• Given request:
Return the number of lines that include the string "this", without any other text.

• Stored rows:
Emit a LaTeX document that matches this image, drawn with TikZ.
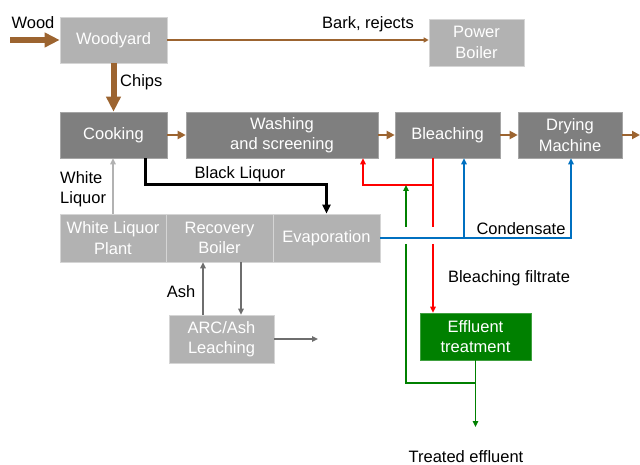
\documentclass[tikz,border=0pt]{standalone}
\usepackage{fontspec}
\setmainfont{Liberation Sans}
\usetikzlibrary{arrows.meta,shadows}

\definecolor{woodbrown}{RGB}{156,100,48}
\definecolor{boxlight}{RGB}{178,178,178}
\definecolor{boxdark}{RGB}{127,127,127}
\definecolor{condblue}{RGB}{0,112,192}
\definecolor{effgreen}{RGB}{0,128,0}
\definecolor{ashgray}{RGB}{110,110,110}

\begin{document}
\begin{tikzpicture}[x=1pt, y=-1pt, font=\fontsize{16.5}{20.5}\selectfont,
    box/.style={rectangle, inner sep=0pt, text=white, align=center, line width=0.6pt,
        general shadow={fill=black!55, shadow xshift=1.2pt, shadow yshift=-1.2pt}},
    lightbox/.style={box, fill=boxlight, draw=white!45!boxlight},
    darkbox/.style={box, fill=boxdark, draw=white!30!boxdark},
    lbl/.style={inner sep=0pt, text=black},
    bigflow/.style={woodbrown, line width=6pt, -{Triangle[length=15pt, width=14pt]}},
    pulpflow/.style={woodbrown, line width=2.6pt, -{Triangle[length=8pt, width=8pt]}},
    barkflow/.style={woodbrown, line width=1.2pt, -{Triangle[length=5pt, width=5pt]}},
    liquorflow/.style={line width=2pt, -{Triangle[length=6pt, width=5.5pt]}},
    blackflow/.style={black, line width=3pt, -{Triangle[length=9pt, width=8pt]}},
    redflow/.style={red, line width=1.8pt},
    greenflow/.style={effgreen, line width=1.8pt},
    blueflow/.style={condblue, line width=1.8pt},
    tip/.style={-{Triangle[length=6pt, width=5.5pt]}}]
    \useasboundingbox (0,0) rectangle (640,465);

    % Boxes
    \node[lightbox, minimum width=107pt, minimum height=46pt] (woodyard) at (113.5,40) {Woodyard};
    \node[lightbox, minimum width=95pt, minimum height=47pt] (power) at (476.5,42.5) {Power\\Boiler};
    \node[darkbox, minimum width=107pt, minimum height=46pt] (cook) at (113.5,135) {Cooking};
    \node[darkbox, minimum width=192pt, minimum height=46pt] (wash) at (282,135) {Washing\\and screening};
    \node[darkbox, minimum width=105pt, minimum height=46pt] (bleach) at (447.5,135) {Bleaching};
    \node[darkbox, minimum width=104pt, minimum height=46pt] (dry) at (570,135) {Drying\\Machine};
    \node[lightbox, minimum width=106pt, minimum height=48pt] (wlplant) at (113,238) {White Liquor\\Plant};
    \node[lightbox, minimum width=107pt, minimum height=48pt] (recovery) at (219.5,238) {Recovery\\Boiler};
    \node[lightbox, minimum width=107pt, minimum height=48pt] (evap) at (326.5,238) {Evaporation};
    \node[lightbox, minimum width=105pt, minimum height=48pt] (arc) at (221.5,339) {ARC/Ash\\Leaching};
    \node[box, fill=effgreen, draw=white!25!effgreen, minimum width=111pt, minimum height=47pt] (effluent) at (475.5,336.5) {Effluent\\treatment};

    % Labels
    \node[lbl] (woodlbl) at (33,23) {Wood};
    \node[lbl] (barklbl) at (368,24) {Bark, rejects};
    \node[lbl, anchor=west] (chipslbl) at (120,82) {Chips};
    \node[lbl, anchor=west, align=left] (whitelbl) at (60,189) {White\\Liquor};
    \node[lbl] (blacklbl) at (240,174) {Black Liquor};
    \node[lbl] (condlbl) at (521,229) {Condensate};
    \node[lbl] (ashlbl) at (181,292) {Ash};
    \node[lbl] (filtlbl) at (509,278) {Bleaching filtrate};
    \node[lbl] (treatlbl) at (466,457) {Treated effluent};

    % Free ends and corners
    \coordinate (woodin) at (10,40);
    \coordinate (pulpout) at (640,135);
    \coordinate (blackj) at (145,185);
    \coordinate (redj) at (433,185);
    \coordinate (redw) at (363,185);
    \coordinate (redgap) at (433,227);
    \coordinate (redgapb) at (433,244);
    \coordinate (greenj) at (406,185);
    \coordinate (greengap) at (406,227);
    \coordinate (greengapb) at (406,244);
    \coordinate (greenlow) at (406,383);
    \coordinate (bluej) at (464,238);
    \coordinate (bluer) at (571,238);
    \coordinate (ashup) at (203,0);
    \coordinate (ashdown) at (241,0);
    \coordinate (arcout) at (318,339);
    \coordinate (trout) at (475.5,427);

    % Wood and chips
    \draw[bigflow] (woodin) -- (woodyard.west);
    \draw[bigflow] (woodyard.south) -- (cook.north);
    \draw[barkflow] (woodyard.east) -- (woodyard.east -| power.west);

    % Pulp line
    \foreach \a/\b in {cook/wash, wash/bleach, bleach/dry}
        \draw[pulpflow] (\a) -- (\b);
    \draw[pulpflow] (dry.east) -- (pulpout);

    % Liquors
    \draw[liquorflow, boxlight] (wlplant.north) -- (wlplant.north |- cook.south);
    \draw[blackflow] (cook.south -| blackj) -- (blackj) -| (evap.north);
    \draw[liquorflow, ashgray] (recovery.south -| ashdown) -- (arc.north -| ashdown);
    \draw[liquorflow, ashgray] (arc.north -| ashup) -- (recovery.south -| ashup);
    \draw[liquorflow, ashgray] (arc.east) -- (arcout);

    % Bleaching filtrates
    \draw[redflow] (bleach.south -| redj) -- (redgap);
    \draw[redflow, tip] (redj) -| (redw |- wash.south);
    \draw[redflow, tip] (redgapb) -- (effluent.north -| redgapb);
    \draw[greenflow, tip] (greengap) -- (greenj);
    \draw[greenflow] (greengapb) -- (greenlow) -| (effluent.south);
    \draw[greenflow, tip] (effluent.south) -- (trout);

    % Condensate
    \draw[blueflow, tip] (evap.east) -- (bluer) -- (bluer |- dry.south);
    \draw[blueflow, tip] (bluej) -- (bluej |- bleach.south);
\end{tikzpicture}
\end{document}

* * *

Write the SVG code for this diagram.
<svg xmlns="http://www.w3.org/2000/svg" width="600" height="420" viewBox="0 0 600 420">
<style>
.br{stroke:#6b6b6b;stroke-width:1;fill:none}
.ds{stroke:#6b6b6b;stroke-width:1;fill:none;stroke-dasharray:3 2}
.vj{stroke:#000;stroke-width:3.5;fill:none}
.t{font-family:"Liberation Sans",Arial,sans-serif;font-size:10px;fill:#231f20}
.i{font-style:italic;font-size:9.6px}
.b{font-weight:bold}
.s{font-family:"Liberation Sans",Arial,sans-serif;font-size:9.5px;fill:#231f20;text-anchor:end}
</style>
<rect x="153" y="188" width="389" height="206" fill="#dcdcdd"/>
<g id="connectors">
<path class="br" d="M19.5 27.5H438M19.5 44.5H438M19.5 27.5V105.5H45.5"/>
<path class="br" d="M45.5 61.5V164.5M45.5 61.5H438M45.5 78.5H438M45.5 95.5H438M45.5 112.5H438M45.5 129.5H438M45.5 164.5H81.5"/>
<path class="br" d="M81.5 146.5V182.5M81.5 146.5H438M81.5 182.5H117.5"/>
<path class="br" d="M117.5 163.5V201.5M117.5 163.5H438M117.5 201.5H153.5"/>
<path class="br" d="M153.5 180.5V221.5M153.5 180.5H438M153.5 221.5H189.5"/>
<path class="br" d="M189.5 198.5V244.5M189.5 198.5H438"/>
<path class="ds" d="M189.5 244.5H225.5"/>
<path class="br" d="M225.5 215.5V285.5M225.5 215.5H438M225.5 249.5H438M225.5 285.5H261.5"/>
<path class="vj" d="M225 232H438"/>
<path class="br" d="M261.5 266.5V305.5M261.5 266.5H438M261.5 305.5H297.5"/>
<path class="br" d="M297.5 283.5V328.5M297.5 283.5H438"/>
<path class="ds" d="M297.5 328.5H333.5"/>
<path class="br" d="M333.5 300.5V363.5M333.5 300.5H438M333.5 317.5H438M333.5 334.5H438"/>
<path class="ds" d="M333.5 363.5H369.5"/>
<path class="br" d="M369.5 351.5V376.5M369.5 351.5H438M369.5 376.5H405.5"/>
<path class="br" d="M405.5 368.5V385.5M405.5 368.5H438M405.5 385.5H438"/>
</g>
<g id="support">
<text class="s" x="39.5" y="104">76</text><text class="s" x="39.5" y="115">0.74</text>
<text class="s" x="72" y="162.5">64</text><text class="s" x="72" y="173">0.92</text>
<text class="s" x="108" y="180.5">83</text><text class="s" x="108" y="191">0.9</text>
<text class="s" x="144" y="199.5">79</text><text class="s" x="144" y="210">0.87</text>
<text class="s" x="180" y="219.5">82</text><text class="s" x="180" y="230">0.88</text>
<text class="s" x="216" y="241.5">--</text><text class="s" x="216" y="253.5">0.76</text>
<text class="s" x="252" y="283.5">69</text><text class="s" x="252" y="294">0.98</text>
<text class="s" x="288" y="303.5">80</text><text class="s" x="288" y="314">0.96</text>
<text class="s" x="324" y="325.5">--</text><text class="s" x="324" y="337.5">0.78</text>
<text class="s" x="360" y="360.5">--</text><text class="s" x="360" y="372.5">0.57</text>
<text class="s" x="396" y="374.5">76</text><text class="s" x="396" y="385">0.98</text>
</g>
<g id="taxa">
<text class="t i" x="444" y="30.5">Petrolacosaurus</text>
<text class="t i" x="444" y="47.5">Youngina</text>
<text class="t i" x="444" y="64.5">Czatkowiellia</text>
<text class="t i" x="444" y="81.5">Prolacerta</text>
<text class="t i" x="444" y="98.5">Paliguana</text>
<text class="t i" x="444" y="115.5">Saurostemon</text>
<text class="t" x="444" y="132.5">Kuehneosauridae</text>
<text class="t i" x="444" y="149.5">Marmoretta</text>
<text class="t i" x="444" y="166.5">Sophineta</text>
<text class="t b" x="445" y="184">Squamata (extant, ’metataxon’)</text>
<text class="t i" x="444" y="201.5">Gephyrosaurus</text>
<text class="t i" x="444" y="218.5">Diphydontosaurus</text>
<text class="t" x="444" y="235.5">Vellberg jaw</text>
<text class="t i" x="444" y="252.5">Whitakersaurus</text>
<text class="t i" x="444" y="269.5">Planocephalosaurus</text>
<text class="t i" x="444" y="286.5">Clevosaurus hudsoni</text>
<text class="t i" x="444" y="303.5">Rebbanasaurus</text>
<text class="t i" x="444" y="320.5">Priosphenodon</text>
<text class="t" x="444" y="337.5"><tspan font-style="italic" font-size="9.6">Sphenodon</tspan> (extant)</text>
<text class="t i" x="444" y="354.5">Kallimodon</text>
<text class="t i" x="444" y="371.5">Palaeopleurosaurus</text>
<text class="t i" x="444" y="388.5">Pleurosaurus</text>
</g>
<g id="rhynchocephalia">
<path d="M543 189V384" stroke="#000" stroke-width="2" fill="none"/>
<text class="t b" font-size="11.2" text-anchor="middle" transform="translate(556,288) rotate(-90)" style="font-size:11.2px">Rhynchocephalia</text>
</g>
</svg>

• Answer to the task:
2